The data protection law that will begin to apply this year 2018 marks a turning point regarding all the processes of collection and protection of personal data. The main objective of this new legislative framework is to give the user more control over the use that may be made of their data.
In this way, aspects such as obtaining express consent, the right to be forgotten, data portability, etc. return to the user their full decision-making and control capacity in these situations.
A new legal framework
On May 25, 2016, the General Data Protection Regulation (GDPR) was implemented, which will replace the current regulations and which will begin to apply on May 25, 2018. This regulation establishes data protection rules that will be common for all countries of the European Union.
In the Spanish case, we will also have the new Organic Law on Data Protection that will collect this new legal framework that replaces the one established by the Organic Law on Protection of Personal Data of 1999.
Which companies must follow the new data protection law?
The law affects any company or self-employed person that processes personal data and is located in the European Union or offers services within the EU, even if the company is outside the EU.
Therefore, regardless of the size of the company, whenever personal data is collected from EU citizens, the requirements established by law must be met.
Sanctions for breaking the data protection law
As you know, the financial penalties for non-compliance with these regulations are very high. Thus, depending on the severity of the offense, fines can be between 10 – 20 million euros or between 2% and 4% of the company’s turnover.
This type of sanctions, like all those already applied by the Spanish Data Protection Agency (AEPD), have a clearly dissuasive purpose. Therefore, it is worth dedicating a little effort to adapt our businesses to the new legal requirements.
Main features of the new personal data protection law
- Only the strictly necessary data for the intended purpose should be collected.
- Reinforcement of consent. The possibility of tacit consent is eliminated, so that now consent must be express, free, informed, specific and unequivocal. Therefore, there shouldn’t be doubt that the user knows perfectly what data is going to be collected and for what purpose, expressly accepting its transfer and treatment. Consequently, many websites will be forced to adapt forms, pop-ups, etc. to allow the user to expressly indicate her consent.
- Improvement of information to the user. Information must be presented in layers, which allows the user to know in detail everything related to the processing of their data. In addition, as an aspect that is expressly included in the new regulations, the obligation for the information to be clear and concise to facilitate its understanding stands out. Finally, the legal basis for data processing and the time for which it will be stored must be specified.
- Right to be forgotten. Users may request that personal data be deleted in three cases: when they are no longer necessary for the purpose for which they were collected, when consent has been revoked or when they have been obtained illegally.
- Right of portability. The interested party may require the data controller to transmit the data that he/she has provided to another controller.
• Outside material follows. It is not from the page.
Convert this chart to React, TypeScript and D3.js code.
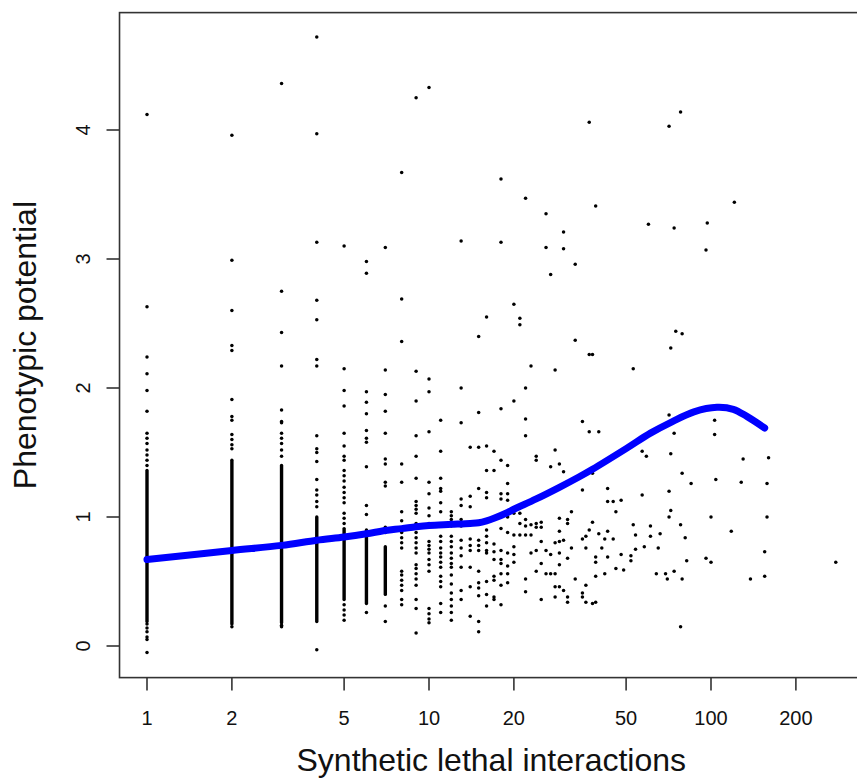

Alternatively, he/she may also request that said data be delivered to him/her in electronic format.
- Obligation to report security breaches. In the event of security violations that may affect the personal data stored, the AEPD must be notified within a maximum period of 72 hours. If, in addition, this attack may have affected data of a sensitive nature and with great repercussion on users, they must also be notified.
- Record of files and treatment activities. The new regulation eliminates the obligation to register the files with the AEPD. However, it will be mandatory to maintain an internal record of all the processing of personal data carried out by the entity, provided that it has more than 250 employees or if it processes sensitive data (such as those related to health, political opinions, affiliation religious, biometric data, etc.).
Ultimately, the new personal data protection law represents a change in the approach related to the collection and processing of this type of data. Thus, the protagonism and control capacity is returned to the users, in a general framework of absolute transparency. The user of a website will be able to know at any time what data is being collected and for what purpose, having to give express consent for its treatment.
Therefore, with the new legal framework, incomplete information, tacit consents or confusing explanations will no longer be possible.
In any case, what could be seen only as a new set of obligations for companies, is also an opportunity to carry out a more responsible, conscientious and efficient data processing. And, in addition, get more satisfied customers with our work.